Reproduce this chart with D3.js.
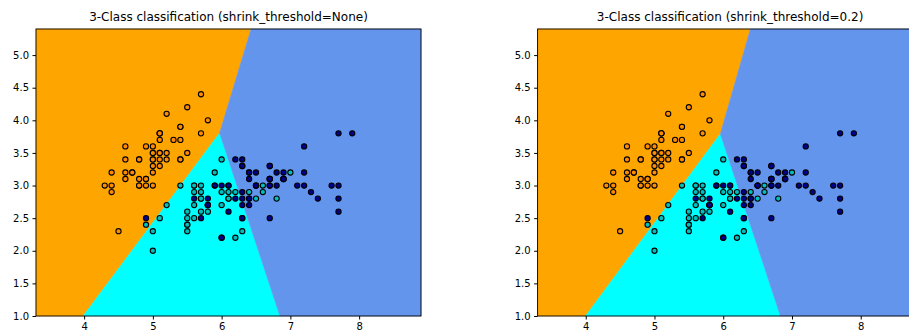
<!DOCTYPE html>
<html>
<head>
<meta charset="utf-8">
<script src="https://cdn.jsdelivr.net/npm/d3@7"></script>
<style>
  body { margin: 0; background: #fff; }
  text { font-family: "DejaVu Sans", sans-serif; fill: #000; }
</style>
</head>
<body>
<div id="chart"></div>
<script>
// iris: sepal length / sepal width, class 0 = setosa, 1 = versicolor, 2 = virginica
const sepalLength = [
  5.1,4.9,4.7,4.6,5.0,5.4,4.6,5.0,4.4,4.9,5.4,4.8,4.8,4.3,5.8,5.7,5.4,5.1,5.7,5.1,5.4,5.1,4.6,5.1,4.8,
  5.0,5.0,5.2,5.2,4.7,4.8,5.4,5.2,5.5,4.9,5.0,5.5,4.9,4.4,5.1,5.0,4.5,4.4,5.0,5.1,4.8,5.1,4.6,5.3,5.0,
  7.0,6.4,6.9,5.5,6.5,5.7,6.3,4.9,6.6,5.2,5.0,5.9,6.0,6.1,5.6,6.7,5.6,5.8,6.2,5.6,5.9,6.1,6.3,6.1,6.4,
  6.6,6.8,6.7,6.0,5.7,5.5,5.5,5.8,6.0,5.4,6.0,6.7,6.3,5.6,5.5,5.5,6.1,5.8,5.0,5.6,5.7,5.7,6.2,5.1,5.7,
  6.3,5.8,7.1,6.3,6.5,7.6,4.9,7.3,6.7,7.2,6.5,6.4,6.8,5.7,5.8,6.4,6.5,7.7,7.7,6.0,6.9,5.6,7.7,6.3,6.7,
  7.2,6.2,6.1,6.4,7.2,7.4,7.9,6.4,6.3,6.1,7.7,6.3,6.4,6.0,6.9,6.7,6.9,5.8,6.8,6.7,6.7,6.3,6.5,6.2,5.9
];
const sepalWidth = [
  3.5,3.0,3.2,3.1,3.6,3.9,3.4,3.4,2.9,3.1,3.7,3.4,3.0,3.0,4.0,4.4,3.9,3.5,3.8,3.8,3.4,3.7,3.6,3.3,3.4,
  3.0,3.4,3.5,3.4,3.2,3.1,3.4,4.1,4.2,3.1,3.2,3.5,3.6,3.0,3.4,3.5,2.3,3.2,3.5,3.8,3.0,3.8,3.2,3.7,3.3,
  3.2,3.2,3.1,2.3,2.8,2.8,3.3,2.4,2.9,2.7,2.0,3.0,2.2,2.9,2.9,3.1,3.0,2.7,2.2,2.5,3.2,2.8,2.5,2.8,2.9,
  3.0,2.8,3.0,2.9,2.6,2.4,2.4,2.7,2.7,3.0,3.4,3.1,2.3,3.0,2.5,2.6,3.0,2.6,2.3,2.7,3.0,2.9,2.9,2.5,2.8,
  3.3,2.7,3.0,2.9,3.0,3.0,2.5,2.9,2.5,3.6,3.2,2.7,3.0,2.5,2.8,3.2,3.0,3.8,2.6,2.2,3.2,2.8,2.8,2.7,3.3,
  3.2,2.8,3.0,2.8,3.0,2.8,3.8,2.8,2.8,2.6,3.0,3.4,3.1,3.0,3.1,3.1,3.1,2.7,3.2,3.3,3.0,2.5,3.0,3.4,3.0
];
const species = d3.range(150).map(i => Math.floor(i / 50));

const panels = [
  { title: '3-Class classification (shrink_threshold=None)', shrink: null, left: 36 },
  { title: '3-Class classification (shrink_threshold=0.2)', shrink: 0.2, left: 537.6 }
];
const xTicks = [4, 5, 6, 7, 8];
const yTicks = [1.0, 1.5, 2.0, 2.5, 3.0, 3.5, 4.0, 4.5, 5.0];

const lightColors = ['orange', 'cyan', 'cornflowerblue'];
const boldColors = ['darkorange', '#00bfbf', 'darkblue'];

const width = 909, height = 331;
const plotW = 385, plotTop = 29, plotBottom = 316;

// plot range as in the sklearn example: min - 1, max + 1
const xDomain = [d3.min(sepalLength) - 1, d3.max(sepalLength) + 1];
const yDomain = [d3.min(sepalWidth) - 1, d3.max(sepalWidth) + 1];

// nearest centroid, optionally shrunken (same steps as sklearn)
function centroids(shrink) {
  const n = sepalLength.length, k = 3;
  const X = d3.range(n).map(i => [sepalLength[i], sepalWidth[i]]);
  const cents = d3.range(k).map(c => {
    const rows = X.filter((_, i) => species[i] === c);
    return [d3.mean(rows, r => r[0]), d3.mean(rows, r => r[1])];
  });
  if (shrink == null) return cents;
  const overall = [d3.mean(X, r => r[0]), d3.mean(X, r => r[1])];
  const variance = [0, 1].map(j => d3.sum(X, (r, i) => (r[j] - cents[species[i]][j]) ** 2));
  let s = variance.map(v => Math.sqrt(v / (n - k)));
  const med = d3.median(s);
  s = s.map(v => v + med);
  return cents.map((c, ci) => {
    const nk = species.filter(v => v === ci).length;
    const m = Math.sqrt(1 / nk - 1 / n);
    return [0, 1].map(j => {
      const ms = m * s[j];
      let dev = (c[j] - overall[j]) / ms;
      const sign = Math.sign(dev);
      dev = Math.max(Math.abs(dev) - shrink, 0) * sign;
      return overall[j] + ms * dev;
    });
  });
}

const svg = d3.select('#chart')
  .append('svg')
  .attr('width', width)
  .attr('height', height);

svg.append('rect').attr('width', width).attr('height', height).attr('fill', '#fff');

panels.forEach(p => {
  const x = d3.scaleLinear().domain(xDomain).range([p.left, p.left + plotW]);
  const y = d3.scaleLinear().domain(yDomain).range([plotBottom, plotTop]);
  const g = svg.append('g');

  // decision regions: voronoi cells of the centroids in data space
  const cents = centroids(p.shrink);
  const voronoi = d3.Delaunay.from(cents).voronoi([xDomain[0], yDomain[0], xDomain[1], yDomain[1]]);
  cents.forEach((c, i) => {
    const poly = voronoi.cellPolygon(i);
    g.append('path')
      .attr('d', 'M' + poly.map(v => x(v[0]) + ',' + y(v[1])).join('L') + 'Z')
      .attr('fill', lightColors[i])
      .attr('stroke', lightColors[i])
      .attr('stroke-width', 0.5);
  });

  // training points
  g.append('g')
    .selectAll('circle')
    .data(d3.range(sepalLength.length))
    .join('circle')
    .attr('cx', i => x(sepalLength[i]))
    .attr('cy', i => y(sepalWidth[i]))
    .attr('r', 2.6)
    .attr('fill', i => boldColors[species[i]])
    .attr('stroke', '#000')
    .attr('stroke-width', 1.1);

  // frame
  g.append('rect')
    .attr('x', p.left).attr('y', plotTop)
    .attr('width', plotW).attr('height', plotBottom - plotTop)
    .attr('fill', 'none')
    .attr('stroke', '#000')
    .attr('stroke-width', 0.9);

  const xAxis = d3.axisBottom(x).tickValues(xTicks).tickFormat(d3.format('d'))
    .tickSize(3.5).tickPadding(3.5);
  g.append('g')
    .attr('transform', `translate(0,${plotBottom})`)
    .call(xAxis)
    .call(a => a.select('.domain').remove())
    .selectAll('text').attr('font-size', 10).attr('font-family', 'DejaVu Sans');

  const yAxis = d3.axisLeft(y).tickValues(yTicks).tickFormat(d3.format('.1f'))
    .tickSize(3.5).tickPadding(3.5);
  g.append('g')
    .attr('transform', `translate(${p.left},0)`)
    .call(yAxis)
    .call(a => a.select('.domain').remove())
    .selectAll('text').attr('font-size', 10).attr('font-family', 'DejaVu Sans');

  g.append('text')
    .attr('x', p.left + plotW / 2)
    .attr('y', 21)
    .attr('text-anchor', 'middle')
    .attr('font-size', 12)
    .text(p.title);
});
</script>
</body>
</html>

• • • •

Give the data above again in full and unchanged, skipping the pictures.

#### [FINISHED EXERCISE]
Reproduce this chart with D3.js.
<!DOCTYPE html>
<html>
<head>
<meta charset="utf-8">
<script src="https://cdn.jsdelivr.net/npm/d3@7"></script>
<style>
  body { margin: 0; background: #fff; }
  text { font-family: "DejaVu Sans", sans-serif; fill: #000; }
</style>
</head>
<body>
<div id="chart"></div>
<script>
// iris: sepal length / sepal width, class 0 = setosa, 1 = versicolor, 2 = virginica
const sepalLength = [
  5.1,4.9,4.7,4.6,5.0,5.4,4.6,5.0,4.4,4.9,5.4,4.8,4.8,4.3,5.8,5.7,5.4,5.1,5.7,5.1,5.4,5.1,4.6,5.1,4.8,
  5.0,5.0,5.2,5.2,4.7,4.8,5.4,5.2,5.5,4.9,5.0,5.5,4.9,4.4,5.1,5.0,4.5,4.4,5.0,5.1,4.8,5.1,4.6,5.3,5.0,
  7.0,6.4,6.9,5.5,6.5,5.7,6.3,4.9,6.6,5.2,5.0,5.9,6.0,6.1,5.6,6.7,5.6,5.8,6.2,5.6,5.9,6.1,6.3,6.1,6.4,
  6.6,6.8,6.7,6.0,5.7,5.5,5.5,5.8,6.0,5.4,6.0,6.7,6.3,5.6,5.5,5.5,6.1,5.8,5.0,5.6,5.7,5.7,6.2,5.1,5.7,
  6.3,5.8,7.1,6.3,6.5,7.6,4.9,7.3,6.7,7.2,6.5,6.4,6.8,5.7,5.8,6.4,6.5,7.7,7.7,6.0,6.9,5.6,7.7,6.3,6.7,
  7.2,6.2,6.1,6.4,7.2,7.4,7.9,6.4,6.3,6.1,7.7,6.3,6.4,6.0,6.9,6.7,6.9,5.8,6.8,6.7,6.7,6.3,6.5,6.2,5.9
];
const sepalWidth = [
  3.5,3.0,3.2,3.1,3.6,3.9,3.4,3.4,2.9,3.1,3.7,3.4,3.0,3.0,4.0,4.4,3.9,3.5,3.8,3.8,3.4,3.7,3.6,3.3,3.4,
  3.0,3.4,3.5,3.4,3.2,3.1,3.4,4.1,4.2,3.1,3.2,3.5,3.6,3.0,3.4,3.5,2.3,3.2,3.5,3.8,3.0,3.8,3.2,3.7,3.3,
  3.2,3.2,3.1,2.3,2.8,2.8,3.3,2.4,2.9,2.7,2.0,3.0,2.2,2.9,2.9,3.1,3.0,2.7,2.2,2.5,3.2,2.8,2.5,2.8,2.9,
  3.0,2.8,3.0,2.9,2.6,2.4,2.4,2.7,2.7,3.0,3.4,3.1,2.3,3.0,2.5,2.6,3.0,2.6,2.3,2.7,3.0,2.9,2.9,2.5,2.8,
  3.3,2.7,3.0,2.9,3.0,3.0,2.5,2.9,2.5,3.6,3.2,2.7,3.0,2.5,2.8,3.2,3.0,3.8,2.6,2.2,3.2,2.8,2.8,2.7,3.3,
  3.2,2.8,3.0,2.8,3.0,2.8,3.8,2.8,2.8,2.6,3.0,3.4,3.1,3.0,3.1,3.1,3.1,2.7,3.2,3.3,3.0,2.5,3.0,3.4,3.0
];
const species = d3.range(150).map(i => Math.floor(i / 50));

const panels = [
  { title: '3-Class classification (shrink_threshold=None)', shrink: null, left: 36 },
  { title: '3-Class classification (shrink_threshold=0.2)', shrink: 0.2, left: 537.6 }
];
const xTicks = [4, 5, 6, 7, 8];
const yTicks = [1.0, 1.5, 2.0, 2.5, 3.0, 3.5, 4.0, 4.5, 5.0];

const lightColors = ['orange', 'cyan', 'cornflowerblue'];
const boldColors = ['darkorange', '#00bfbf', 'darkblue'];

const width = 909, height = 331;
const plotW = 385, plotTop = 29, plotBottom = 316;

// plot range as in the sklearn example: min - 1, max + 1
const xDomain = [d3.min(sepalLength) - 1, d3.max(sepalLength) + 1];
const yDomain = [d3.min(sepalWidth) - 1, d3.max(sepalWidth) + 1];

// nearest centroid, optionally shrunken (same steps as sklearn)
function centroids(shrink) {
  const n = sepalLength.length, k = 3;
  const X = d3.range(n).map(i => [sepalLength[i], sepalWidth[i]]);
  const cents = d3.range(k).map(c => {
    const rows = X.filter((_, i) => species[i] === c);
    return [d3.mean(rows, r => r[0]), d3.mean(rows, r => r[1])];
  });
  if (shrink == null) return cents;
  const overall = [d3.mean(X, r => r[0]), d3.mean(X, r => r[1])];
  const variance = [0, 1].map(j => d3.sum(X, (r, i) => (r[j] - cents[species[i]][j]) ** 2));
  let s = variance.map(v => Math.sqrt(v / (n - k)));
  const med = d3.median(s);
  s = s.map(v => v + med);
  return cents.map((c, ci) => {
    const nk = species.filter(v => v === ci).length;
    const m = Math.sqrt(1 / nk - 1 / n);
    return [0, 1].map(j => {
      const ms = m * s[j];
      let dev = (c[j] - overall[j]) / ms;
      const sign = Math.sign(dev);
      dev = Math.max(Math.abs(dev) - shrink, 0) * sign;
      return overall[j] + ms * dev;
    });
  });
}

const svg = d3.select('#chart')
  .append('svg')
  .attr('width', width)
  .attr('height', height);

svg.append('rect').attr('width', width).attr('height', height).attr('fill', '#fff');

panels.forEach(p => {
  const x = d3.scaleLinear().domain(xDomain).range([p.left, p.left + plotW]);
  const y = d3.scaleLinear().domain(yDomain).range([plotBottom, plotTop]);
  const g = svg.append('g');

  // decision regions: voronoi cells of the centroids in data space
  const cents = centroids(p.shrink);
  const voronoi = d3.Delaunay.from(cents).voronoi([xDomain[0], yDomain[0], xDomain[1], yDomain[1]]);
  cents.forEach((c, i) => {
    const poly = voronoi.cellPolygon(i);
    g.append('path')
      .attr('d', 'M' + poly.map(v => x(v[0]) + ',' + y(v[1])).join('L') + 'Z')
      .attr('fill', lightColors[i])
      .attr('stroke', lightColors[i])
      .attr('stroke-width', 0.5);
  });

  // training points
  g.append('g')
    .selectAll('circle')
    .data(d3.range(sepalLength.length))
    .join('circle')
    .attr('cx', i => x(sepalLength[i]))
    .attr('cy', i => y(sepalWidth[i]))
    .attr('r', 2.6)
    .attr('fill', i => boldColors[species[i]])
    .attr('stroke', '#000')
    .attr('stroke-width', 1.1);

  // frame
  g.append('rect')
    .attr('x', p.left).attr('y', plotTop)
    .attr('width', plotW).attr('height', plotBottom - plotTop)
    .attr('fill', 'none')
    .attr('stroke', '#000')
    .attr('stroke-width', 0.9);

  const xAxis = d3.axisBottom(x).tickValues(xTicks).tickFormat(d3.format('d'))
    .tickSize(3.5).tickPadding(3.5);
  g.append('g')
    .attr('transform', `translate(0,${plotBottom})`)
    .call(xAxis)
    .call(a => a.select('.domain').remove())
    .selectAll('text').attr('font-size', 10).attr('font-family', 'DejaVu Sans');

  const yAxis = d3.axisLeft(y).tickValues(yTicks).tickFormat(d3.format('.1f'))
    .tickSize(3.5).tickPadding(3.5);
  g.append('g')
    .attr('transform', `translate(${p.left},0)`)
    .call(yAxis)
    .call(a => a.select('.domain').remove())
    .selectAll('text').attr('font-size', 10).attr('font-family', 'DejaVu Sans');

  g.append('text')
    .attr('x', p.left + plotW / 2)
    .attr('y', 21)
    .attr('text-anchor', 'middle')
    .attr('font-size', 12)
    .text(p.title);
});
</script>
</body>
</html>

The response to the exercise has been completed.